**Records supplied:**
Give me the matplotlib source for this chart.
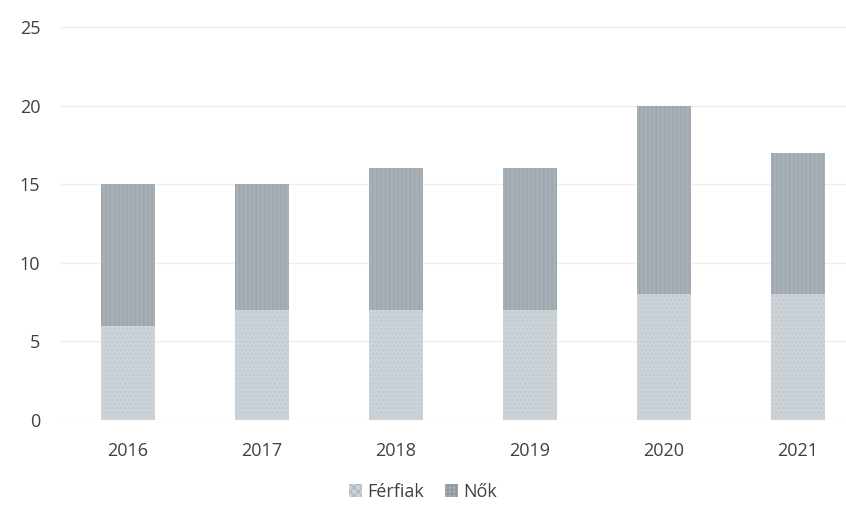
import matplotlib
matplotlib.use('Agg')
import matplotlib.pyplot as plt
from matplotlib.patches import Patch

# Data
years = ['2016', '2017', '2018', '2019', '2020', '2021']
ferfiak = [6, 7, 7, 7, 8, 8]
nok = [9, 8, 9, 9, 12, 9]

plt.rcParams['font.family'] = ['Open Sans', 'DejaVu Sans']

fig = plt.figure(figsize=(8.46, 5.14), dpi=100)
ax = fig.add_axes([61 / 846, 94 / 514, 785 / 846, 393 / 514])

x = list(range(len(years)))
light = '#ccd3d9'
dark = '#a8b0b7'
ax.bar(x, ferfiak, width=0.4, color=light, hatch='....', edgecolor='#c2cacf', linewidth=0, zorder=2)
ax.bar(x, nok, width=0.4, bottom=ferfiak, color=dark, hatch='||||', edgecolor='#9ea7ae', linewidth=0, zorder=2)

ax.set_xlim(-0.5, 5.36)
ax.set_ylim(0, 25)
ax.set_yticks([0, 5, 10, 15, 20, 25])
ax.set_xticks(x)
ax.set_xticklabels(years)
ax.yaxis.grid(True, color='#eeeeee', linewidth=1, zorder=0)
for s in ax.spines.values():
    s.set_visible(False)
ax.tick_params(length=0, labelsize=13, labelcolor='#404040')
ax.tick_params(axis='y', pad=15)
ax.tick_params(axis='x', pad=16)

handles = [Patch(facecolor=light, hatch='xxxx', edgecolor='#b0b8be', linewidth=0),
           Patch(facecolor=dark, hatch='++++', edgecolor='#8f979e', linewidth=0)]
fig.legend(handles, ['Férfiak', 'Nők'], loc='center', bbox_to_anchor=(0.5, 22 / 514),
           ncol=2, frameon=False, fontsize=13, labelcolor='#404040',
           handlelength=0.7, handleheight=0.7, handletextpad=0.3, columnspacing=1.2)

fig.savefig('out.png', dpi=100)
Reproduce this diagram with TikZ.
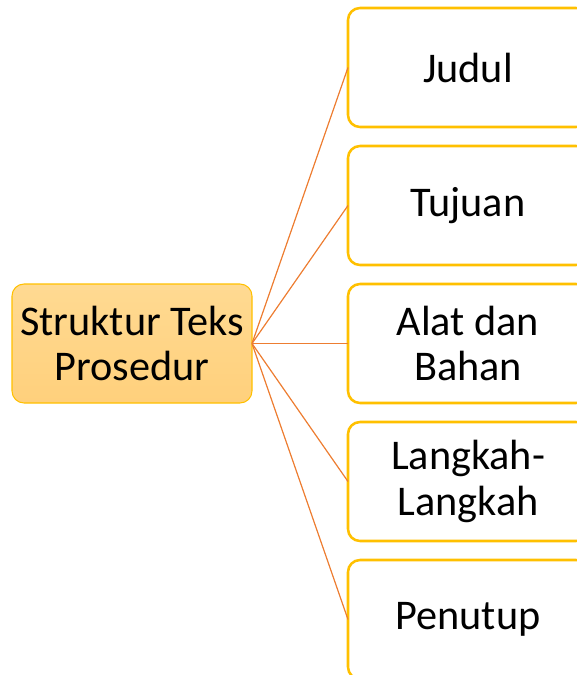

==

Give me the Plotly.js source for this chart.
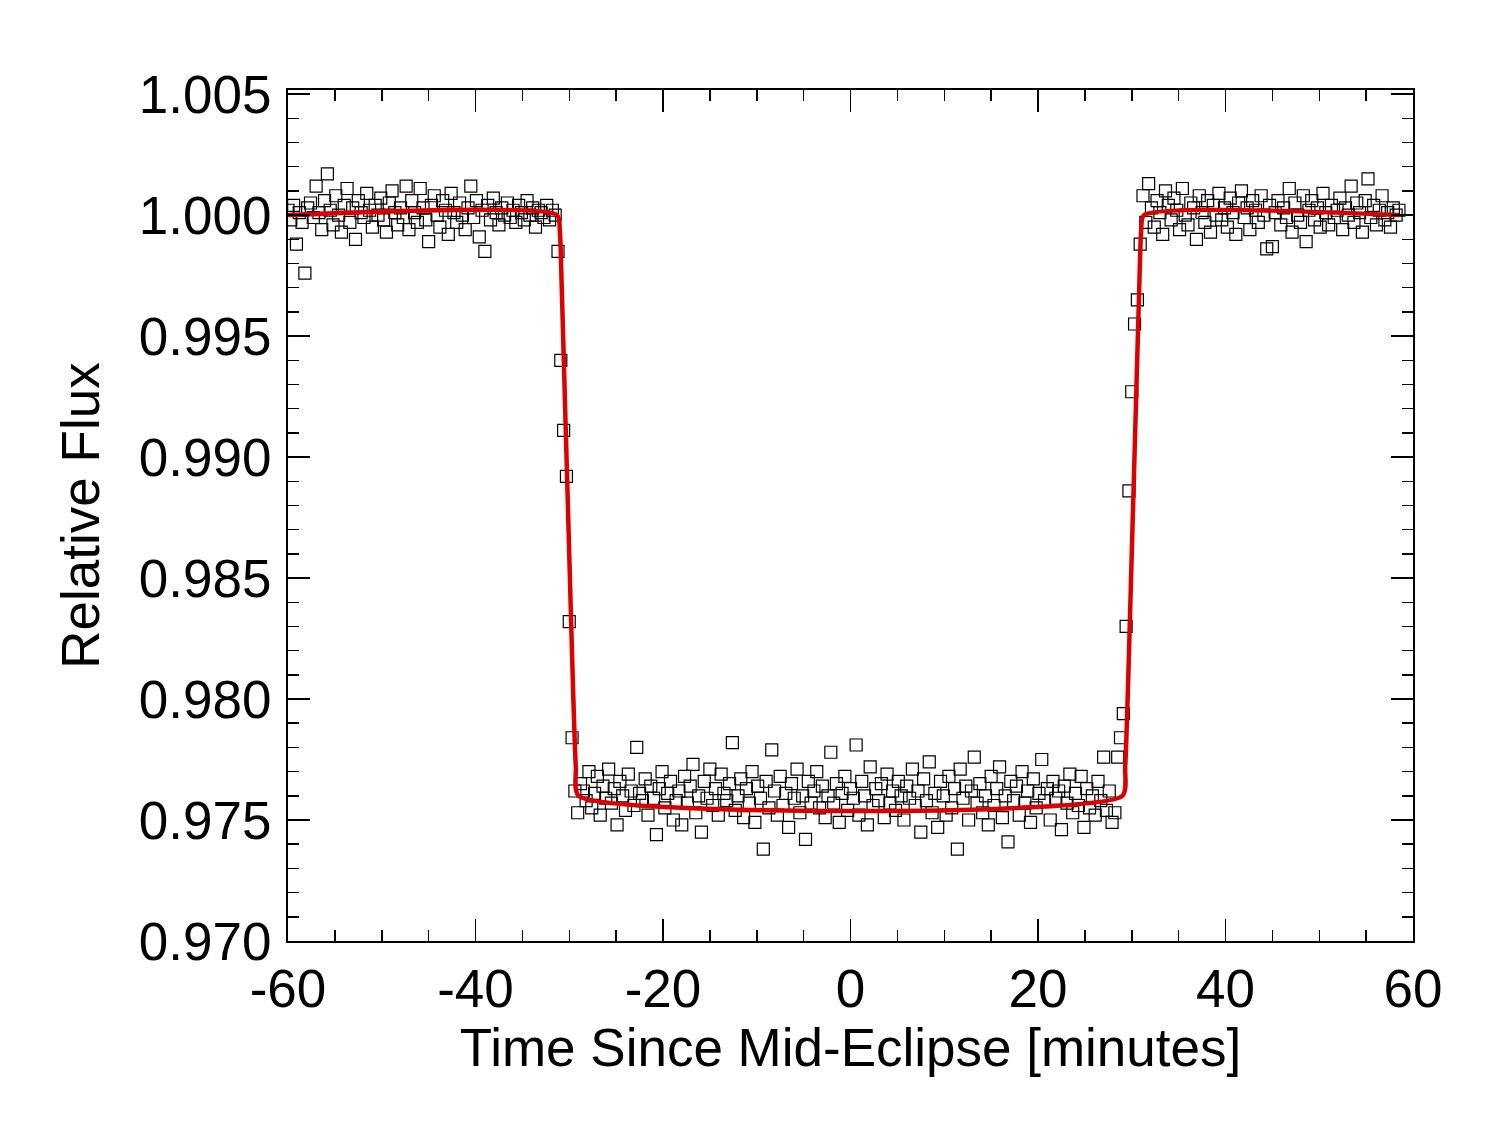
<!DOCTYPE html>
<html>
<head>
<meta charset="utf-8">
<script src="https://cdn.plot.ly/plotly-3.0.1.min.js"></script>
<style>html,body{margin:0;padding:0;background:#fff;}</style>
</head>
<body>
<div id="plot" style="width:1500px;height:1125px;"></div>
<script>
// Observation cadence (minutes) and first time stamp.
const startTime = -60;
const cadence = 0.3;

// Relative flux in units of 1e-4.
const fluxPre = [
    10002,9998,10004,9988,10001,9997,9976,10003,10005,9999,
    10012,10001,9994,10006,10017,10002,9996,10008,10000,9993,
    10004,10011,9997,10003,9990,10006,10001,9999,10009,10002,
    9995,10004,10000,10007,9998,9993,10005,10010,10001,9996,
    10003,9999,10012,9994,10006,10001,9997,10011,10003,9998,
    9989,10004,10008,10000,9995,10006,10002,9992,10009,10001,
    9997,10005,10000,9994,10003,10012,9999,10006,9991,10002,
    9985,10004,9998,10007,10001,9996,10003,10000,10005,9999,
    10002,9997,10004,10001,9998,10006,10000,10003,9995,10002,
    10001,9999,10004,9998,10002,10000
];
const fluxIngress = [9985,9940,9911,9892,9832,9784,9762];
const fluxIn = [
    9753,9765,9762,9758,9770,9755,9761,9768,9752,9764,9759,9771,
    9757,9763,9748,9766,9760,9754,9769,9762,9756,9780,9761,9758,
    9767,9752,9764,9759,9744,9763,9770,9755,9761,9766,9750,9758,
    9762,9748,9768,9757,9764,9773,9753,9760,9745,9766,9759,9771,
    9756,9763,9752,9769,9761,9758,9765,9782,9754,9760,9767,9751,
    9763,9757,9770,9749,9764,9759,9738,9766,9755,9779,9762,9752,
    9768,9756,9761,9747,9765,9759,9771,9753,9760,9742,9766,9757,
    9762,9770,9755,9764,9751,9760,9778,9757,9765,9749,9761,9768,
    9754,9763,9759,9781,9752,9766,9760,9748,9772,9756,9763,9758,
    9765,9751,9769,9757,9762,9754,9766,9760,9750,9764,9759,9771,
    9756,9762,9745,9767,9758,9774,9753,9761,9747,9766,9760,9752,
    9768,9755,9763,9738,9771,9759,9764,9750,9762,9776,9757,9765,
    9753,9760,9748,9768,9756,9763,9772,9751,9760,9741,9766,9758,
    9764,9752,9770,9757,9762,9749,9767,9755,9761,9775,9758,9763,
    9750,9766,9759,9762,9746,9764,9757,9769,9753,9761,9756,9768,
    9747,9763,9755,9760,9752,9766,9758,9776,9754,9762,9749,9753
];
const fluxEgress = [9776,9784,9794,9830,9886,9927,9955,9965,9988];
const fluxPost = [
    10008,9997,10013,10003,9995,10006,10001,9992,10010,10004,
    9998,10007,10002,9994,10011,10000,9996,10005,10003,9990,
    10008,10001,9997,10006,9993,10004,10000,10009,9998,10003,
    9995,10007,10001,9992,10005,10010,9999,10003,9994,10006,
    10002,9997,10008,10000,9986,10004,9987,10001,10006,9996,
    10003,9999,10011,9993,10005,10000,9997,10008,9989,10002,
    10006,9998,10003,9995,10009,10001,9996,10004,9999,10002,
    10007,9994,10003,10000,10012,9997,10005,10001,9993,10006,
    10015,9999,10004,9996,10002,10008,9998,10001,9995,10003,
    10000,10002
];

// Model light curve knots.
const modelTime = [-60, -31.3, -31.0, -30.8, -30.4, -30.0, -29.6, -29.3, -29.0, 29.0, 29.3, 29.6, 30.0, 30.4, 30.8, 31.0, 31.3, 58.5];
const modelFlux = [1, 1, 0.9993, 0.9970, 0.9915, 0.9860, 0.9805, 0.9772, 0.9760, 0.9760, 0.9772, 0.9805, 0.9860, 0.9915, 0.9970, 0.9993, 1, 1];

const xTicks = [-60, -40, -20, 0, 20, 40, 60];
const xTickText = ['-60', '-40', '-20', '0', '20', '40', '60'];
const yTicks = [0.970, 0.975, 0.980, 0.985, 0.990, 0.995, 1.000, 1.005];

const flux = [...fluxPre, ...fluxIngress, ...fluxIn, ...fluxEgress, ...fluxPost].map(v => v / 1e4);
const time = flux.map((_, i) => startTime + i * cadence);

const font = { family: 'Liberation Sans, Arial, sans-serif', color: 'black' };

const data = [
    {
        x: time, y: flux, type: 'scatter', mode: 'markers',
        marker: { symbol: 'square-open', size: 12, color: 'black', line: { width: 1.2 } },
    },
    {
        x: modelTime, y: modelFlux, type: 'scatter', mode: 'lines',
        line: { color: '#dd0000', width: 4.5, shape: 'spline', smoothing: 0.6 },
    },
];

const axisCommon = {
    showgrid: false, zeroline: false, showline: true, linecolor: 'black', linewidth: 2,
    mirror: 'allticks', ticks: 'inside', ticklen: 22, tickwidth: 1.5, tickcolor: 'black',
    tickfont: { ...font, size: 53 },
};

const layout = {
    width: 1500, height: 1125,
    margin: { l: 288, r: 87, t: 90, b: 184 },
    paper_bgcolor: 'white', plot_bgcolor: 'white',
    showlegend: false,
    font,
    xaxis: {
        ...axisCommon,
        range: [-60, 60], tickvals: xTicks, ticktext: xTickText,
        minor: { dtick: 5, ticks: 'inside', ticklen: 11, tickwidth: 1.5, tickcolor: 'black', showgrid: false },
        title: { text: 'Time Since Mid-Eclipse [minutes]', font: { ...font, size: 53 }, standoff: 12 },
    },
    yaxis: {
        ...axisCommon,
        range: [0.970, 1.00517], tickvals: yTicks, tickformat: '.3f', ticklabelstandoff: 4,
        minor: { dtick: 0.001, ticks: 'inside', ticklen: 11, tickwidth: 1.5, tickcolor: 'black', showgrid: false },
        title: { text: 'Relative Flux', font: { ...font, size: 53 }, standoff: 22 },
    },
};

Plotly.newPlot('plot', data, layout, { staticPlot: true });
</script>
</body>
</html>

**Work to do:** Start at the line containing "Give me the matplotlib source for this chart." and stop at the line containing "ax = fig.add_axes([61"; transcribe those lines exactly, skipping pictures.

**Answer to the task:**
Give me the matplotlib source for this chart.
import matplotlib
matplotlib.use('Agg')
import matplotlib.pyplot as plt
from matplotlib.patches import Patch

# Data
years = ['2016', '2017', '2018', '2019', '2020', '2021']
ferfiak = [6, 7, 7, 7, 8, 8]
nok = [9, 8, 9, 9, 12, 9]

plt.rcParams['font.family'] = ['Open Sans', 'DejaVu Sans']

fig = plt.figure(figsize=(8.46, 5.14), dpi=100)
ax = fig.add_axes([61 / 846, 94 / 514, 785 / 846, 393 / 514])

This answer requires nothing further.